--- START ---

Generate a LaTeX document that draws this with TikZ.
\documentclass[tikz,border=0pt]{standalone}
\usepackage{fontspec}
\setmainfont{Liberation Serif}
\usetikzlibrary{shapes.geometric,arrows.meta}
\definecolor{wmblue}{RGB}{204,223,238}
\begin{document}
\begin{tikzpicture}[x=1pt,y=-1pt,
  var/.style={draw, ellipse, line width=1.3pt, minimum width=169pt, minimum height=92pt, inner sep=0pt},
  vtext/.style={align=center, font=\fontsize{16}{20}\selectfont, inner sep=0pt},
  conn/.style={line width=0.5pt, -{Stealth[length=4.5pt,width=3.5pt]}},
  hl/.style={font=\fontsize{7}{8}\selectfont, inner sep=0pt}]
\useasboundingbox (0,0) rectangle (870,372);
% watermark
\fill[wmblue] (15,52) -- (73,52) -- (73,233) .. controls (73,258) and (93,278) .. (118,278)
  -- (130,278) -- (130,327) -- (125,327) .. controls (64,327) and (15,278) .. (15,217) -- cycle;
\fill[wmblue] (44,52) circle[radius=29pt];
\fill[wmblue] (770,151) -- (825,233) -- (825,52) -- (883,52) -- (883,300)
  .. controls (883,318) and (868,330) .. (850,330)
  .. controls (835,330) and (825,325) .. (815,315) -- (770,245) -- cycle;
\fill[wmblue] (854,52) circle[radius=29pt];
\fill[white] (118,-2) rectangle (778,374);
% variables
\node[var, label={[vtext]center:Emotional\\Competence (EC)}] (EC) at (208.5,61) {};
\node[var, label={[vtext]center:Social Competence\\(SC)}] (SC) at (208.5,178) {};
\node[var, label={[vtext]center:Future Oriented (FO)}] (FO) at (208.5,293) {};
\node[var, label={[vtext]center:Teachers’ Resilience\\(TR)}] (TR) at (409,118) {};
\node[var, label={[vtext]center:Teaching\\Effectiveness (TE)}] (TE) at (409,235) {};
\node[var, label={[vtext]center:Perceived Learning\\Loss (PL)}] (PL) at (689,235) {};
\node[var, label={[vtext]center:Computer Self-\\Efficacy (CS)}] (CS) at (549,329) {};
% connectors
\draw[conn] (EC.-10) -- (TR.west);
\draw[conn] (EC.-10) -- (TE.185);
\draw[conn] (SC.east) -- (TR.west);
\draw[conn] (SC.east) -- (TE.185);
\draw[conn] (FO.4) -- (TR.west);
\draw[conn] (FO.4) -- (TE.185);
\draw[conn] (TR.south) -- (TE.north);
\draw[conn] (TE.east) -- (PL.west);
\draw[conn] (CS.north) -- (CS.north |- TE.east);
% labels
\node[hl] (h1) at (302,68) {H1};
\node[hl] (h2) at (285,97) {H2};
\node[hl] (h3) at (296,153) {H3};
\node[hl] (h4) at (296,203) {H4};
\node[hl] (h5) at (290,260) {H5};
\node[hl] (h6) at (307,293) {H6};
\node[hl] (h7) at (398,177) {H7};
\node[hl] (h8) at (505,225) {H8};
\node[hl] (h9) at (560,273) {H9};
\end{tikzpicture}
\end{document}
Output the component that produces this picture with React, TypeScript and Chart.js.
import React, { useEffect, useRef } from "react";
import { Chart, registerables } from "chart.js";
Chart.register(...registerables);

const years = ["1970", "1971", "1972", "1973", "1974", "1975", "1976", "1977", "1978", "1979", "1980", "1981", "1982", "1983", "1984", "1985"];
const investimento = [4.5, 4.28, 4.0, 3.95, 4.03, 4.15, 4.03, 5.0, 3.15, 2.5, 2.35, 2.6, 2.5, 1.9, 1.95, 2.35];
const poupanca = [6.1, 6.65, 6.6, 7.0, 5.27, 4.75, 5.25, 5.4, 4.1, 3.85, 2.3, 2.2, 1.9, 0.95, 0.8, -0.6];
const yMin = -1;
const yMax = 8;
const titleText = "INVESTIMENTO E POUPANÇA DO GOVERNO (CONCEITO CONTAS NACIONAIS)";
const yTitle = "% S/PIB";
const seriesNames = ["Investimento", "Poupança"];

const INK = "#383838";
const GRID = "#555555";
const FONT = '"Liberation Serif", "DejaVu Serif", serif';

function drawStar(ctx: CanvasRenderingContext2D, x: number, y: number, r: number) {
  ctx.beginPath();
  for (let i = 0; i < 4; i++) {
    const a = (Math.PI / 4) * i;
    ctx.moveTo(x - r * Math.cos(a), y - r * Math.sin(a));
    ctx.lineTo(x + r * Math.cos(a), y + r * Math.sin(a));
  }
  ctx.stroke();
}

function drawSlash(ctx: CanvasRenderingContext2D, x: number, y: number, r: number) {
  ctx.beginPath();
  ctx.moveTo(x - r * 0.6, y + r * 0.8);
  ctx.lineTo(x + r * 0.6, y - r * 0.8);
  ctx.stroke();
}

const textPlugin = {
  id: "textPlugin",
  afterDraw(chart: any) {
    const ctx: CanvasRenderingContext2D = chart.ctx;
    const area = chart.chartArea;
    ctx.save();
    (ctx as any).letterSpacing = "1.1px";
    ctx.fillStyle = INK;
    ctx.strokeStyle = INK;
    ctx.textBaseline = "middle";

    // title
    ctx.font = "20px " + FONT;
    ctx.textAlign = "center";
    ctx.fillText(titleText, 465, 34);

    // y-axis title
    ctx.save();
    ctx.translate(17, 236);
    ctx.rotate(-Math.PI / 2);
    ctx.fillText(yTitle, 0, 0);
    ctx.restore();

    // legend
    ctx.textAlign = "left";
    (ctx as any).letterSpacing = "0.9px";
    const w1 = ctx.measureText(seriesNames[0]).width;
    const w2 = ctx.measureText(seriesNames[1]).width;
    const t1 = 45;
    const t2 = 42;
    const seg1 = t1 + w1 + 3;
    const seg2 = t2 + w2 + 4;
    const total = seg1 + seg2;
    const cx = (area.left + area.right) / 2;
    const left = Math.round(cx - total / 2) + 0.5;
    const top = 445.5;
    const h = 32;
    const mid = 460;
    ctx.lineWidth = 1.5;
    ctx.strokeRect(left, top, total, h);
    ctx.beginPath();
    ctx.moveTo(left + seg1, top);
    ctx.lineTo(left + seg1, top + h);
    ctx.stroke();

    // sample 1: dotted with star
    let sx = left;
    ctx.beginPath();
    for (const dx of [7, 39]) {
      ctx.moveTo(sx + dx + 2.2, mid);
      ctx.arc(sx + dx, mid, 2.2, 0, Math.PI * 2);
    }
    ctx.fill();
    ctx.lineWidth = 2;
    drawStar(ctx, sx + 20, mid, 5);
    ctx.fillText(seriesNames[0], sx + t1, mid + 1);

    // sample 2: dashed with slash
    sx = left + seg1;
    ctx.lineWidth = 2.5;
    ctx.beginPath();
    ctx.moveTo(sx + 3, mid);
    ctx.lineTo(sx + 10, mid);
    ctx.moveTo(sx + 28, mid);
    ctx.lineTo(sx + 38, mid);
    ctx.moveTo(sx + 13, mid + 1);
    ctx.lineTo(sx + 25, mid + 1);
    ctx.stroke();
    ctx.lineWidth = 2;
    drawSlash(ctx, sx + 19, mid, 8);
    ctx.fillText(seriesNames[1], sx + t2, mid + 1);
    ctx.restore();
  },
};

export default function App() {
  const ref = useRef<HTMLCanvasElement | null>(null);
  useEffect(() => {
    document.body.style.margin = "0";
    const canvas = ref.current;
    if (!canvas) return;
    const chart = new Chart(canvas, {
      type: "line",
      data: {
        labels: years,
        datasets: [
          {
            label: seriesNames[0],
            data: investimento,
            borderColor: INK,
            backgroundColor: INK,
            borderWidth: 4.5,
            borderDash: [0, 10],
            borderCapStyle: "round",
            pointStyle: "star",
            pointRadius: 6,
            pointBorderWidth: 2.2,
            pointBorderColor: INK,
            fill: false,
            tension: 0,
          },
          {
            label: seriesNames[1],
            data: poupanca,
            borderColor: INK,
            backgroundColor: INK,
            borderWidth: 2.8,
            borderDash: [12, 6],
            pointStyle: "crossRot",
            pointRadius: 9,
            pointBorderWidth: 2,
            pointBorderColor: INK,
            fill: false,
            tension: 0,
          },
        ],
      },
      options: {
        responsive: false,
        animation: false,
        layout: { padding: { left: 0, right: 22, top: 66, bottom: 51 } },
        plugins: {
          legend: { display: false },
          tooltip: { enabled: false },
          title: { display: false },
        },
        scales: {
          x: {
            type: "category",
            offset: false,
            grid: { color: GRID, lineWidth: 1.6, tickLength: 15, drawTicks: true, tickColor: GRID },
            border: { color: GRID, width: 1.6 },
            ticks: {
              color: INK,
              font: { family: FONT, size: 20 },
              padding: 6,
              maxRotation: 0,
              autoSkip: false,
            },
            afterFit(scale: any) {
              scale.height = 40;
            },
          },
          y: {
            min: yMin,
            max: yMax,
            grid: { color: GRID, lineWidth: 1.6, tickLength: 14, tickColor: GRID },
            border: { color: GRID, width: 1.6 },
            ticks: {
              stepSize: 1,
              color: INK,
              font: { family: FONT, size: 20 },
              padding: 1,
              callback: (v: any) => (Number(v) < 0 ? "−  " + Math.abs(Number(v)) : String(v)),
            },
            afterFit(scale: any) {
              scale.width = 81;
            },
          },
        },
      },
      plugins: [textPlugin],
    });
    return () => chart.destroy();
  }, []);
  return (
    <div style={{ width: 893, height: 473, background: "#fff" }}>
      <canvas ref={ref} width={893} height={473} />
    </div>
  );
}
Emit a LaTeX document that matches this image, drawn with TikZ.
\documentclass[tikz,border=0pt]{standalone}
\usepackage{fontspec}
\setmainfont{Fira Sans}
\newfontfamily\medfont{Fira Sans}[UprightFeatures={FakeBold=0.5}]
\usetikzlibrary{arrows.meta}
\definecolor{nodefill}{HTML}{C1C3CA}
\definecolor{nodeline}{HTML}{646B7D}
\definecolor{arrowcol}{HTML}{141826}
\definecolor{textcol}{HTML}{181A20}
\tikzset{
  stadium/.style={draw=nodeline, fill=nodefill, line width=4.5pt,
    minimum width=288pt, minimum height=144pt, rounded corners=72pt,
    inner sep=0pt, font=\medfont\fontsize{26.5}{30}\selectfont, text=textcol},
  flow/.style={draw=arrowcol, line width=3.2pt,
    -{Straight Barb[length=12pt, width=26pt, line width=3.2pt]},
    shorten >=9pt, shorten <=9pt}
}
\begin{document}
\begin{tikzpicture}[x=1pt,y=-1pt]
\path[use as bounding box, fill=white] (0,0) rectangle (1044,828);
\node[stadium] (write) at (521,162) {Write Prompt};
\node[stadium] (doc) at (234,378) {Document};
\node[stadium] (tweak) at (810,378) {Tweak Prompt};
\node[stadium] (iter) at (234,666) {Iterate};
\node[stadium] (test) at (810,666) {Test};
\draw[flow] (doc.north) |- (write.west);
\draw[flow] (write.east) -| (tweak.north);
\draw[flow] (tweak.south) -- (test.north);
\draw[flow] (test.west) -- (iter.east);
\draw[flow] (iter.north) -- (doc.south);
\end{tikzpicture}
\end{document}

--- END ---

Set task: Select all lines in the listing that include the word "React".

Completed exercise:
Output the component that produces this picture with React, TypeScript and Chart.js.
import React, { useEffect, useRef } from "react";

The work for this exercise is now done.